# MAUI makeup artist..rates? and other input appreciated! help!



## xtinemelanie (Jun 25, 2008)

Hi!!

I'm going to Maui in August for my brothers wedding. Our current makeup artist/hairdresser is charging $180 (hair and makeup) for bridesmaid. I think that A LOT to charge for bridesmaid hair and makeup. 

Can anyone confirm that this is the going rate these days? I don't think I've ever paid that much!!!

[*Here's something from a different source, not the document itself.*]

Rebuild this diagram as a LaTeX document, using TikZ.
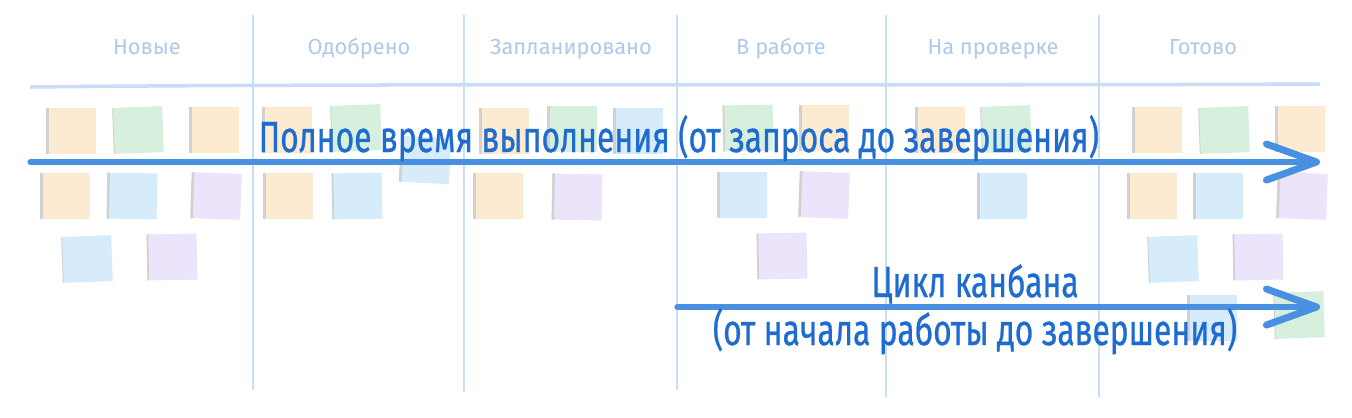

ALSO..if you have recommendations for MUA's and hairdressers in MAUI or if you are one, please contact me!!


----------



## aeroSOUL (Jun 25, 2008)

I charge 70 for a bridesmaid... but I don't do hair, but 180 for it... I wonder how much you have to pay for the bride then!
If the bride is paying 180+ then the extras shouldn't be as much, that's really far out..unless it's a very well known and can work magic, I think that's horrible.... a freelance is supposed to charge less than a salon.


----------



## Kuuipo (Jun 25, 2008)

Maui is pretty sparse in the beauty dept. The are around the Grand Walea Hotels just past Kihei are the ritzier places.


----------



## xtinemelanie (Jun 28, 2008)

The bride is being charged $200 for the whole package.. flowers in hair.. individual falsies. I dunno, I've seen the pics and the hair looked great, but the makeup was a bit meh. It made my future sis in law look old.. hmm looks like I'm on a quest to find a makeup artist..or else I might have to do it! 

 Quote:

   Originally Posted by *aeroSOUL* 

 
_I charge 70 for a bridesmaid... but I don't do hair, but 180 for it... I wonder how much you have to pay for the bride then!
If the bride is paying 180+ then the extras shouldn't be as much, that's really far out..unless it's a very well known and can work magic, I think that's horrible.... a freelance is supposed to charge less than a salon._


----------



## xtinemelanie (Jun 28, 2008)

Yea, we were thinking of just going to the spa/salon in the W (since thats where the accomodations are.) When she sent me the quotes, I was really shocked and felt that we were being overcharged. times like this is when loving makeup helps!! lol

 Quote:

   Originally Posted by *Kuuipo* 

 
_Maui is pretty sparse in the beauty dept. The are around the Grand Walea Hotels just past Kihei are the ritzier places._


----------



## Distinque (Jul 10, 2008)

Trying call their Mac counter (only one counter and its in Macys) and book an appointment for a makeover with one of their artists. It seems like all of them do gigs on the side. I'll PM you on the ones I think do extremely great jobs.


----------



## SonRisa (Oct 13, 2008)

I charge $125-$150 without hair for a bridesmaid.


----------